Near-Earth objects, or NEOs, are asteroids that commonly pass near Earth. They are the easiest to reach and pose the greatest threat to the planet.

“We’ve learned a lot about NEOs using telescopes, Earth-based radar and two robotic missions, but we’d have to get up close and personal with a specific asteroid again, and learn much more about its environment, before we could send human explorers,” said James Garvin, chief scientist at NASA’s Goddard Space Flight Center.

According to Cheng, all five candidates for the Next Gen NEAR mission would be ideal targets for a human sortie.

“Each of these is considerably larger than the space station, so there’s plenty of interesting stuff to go and explore when you get there,” Cheng said.

The $400 million Next Gen NEAR concept would lay the groundwork for a manned visit by analyzing the surface of the asteroid after a soft landing.

“Its purpose to help prepare for human spaceflight. For that reason, it’s also going to do something that…no one has ever done on an asteroid, which is not only just set down on the surface but actually do an experiment, interact with the surface and learn some basic information about what the surface is like,” Cheng said. “How hard is it? How easily does it come part? Does it create a lot of dust if you just touch it?”

Teams at Goddard and the Johnson Space Center, along with college interns, contributed to the Next Gen NEAR concept, according to Cheng.

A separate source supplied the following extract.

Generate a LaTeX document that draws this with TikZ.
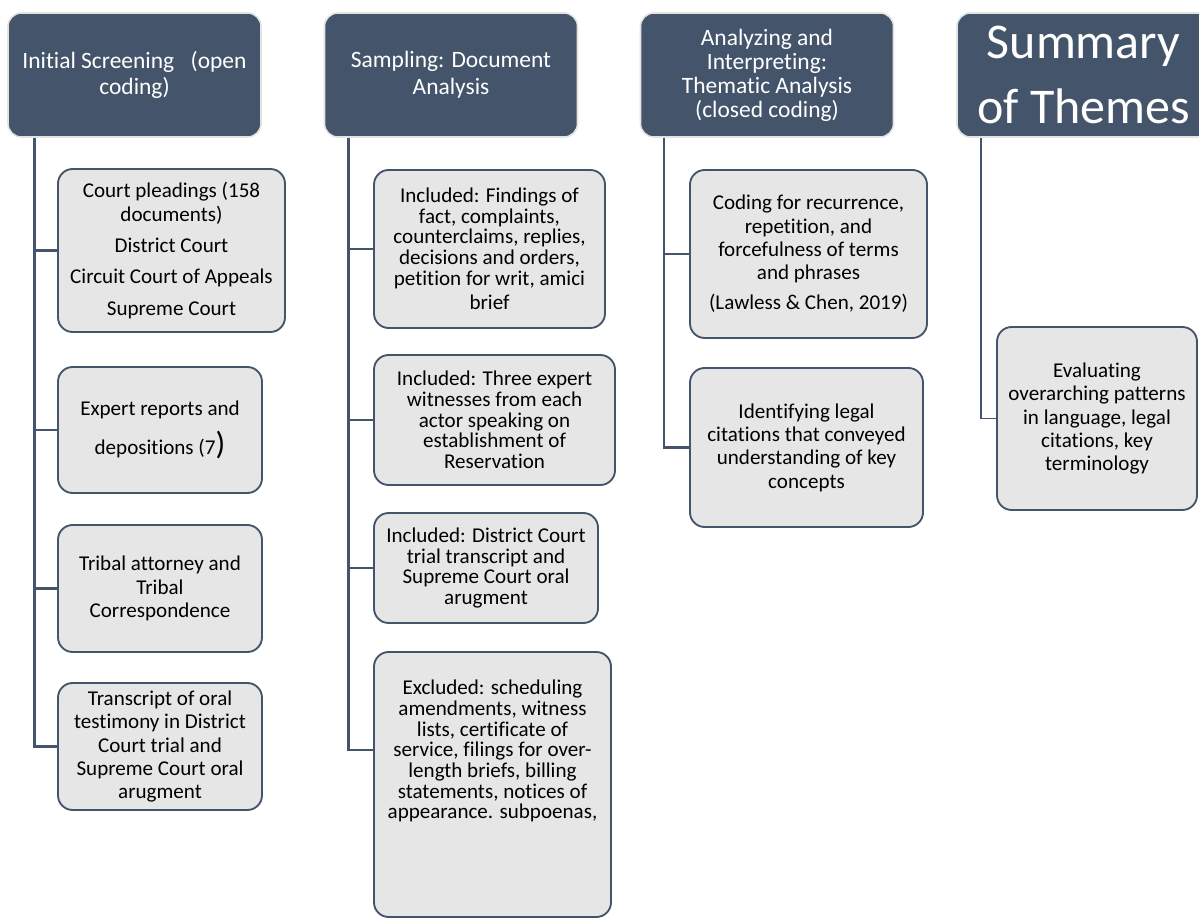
\documentclass[tikz,border=0pt]{standalone}
\usepackage{fontspec}
\setmainfont{Carlito}[Ligatures=NoCommon]
\usepackage{tikz}
\usetikzlibrary{positioning}
\definecolor{slate}{HTML}{44546A}
\definecolor{slateEdge}{HTML}{E3E3E3}
\definecolor{itemGray}{HTML}{E7E6E6}

\begin{document}
\begin{tikzpicture}[x=0.75pt, y=-0.75pt,
  head/.style={draw=slateEdge, line width=1.2pt, fill=slate, text=white, rounded corners=10pt,
    align=center, inner sep=2pt, minimum width=189.75pt, minimum height=93pt,
    font=\fontsize{17.6}{20}\selectfont},
  item/.style={draw=slate, line width=1.4pt, fill=itemGray, rounded corners=11pt,
    align=center, inner sep=3pt, font=\fontsize{15.8}{17.5}\selectfont},
  tight/.style={font=\fontsize{15.8}{15.5}\selectfont},
  trunk/.style={draw=slate, line width=2pt}]
  \useasboundingbox (0,0) rectangle (1199,919);
  \clip (0,0) rectangle (1199,919);

  % column heads
  \node[head] (screen) at (134.5,75) {Initial Screening\hspace{0.7em}(open\\coding)};
  \node[head] (sample) at (451,75) {Sampling: Document\\Analysis};
  \node[head, font=\fontsize{17.6}{18}\selectfont] (analyze) at (767,75)
    {Analyzing and\\Interpreting:\\Thematic Analysis\\(closed coding)};
  \node[head, font=\fontsize{37.5}{48.75}\selectfont] (themes) at (1083.5,75) {Summary\\of Themes};

  % initial screening
  \node[item, minimum width=170.25pt, minimum height=122.25pt] (pleadings) at (171.5,250.5)
    {Court pleadings (158\\documents)\\[6pt]District Court\\[6pt]Circuit Court of Appeals\\[6pt]Supreme Court};
  \node[item, minimum width=153pt, minimum height=94.5pt] (experts) at (160,430)
    {Expert reports and\\[8pt]depositions (7{\fontsize{24}{17.5}\selectfont)}};
  \node[item, minimum width=153pt, minimum height=95.25pt] (tribal) at (160,588.5)
    {Tribal attorney and\\Tribal\\Correspondence};
  \node[item, minimum width=153pt, minimum height=95.25pt] (testimony) at (160,746.5)
    {Transcript of oral\\testimony in District\\Court trial and\\Supreme Court oral\\arugment};

  % sampling
  \node[item, tight, minimum width=173.25pt, minimum height=118.5pt] (findings) at (489.5,249)
    {Included: Findings of\\fact, complaints,\\counterclaims, replies,\\decisions and orders,\\petition for writ, amici\\[3pt]brief};
  \node[item, tight, minimum width=180.75pt, minimum height=97.5pt] (witnesses) at (494.5,420)
    {Included: Three expert\\witnesses from each\\actor speaking on\\establishment of\\Reservation};
  \node[item, tight, minimum width=168pt, minimum height=82.5pt] (trial) at (486,568)
    {Included: District Court\\trial transcript and\\Supreme Court oral\\arugment};
  \node[item, tight, minimum width=177.75pt, minimum height=198.75pt] (excluded) at (492.5,784.5)
    {Excluded: scheduling\\amendments, witness\\lists, certificate of\\service, filings for over-\\length briefs, billing\\statements, notices of\\appearance. subpoenas,\\[37pt]\mbox{}};

  % thematic analysis
  \node[item, minimum width=177.75pt, minimum height=126pt] (coding) at (808.5,254)
    {Coding for recurrence,\\repetition, and\\forcefulness of terms\\and phrases\\[5pt](Lawless \& Chen, 2019)};
  \node[item, minimum width=174.75pt, minimum height=119.25pt] (citations) at (806.5,447.5)
    {Identifying legal\\citations that conveyed\\understanding of key\\concepts};

  % summary
  \node[item, minimum width=150pt, minimum height=137.25pt] (patterns) at (1097,418.5)
    {Evaluating\\overarching patterns\\in language, legal\\citations, key\\terminology};

  % connectors
  \foreach \b in {pleadings,experts,tribal,testimony}
    \draw[trunk] ([xshift=20.25pt]screen.south west) |- (\b.west);
  \foreach \b in {findings,witnesses,trial}
    \draw[trunk] ([xshift=18.75pt]sample.south west) |- (\b.west);
  \draw[trunk] ([xshift=18.75pt]sample.south west) |- ([yshift=25.9pt]excluded.west);
  \foreach \b in {coding,citations}
    \draw[trunk, line width=1.6pt] ([xshift=18pt]analyze.south west) |- (\b.west);
  \draw[trunk, line width=1.4pt] ([xshift=18.75pt]themes.south west) |- (patterns.west);
\end{tikzpicture}
\end{document}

NASA received 130 responses to a request for information in May on robotic precursor mission strategies, according to an Aug. 10 presentation by Mike Hecker, director of the Constellation systems division in NASA’s exploration directorate.

Precursor missions could also visit the moon and Mars, but NASA’s early focus is aimed squarely at near-Earth objects. NASA wants the projects to answer questions about the safety hazards, chemical resources and dimensions of potential asteroid destinations before humans visit.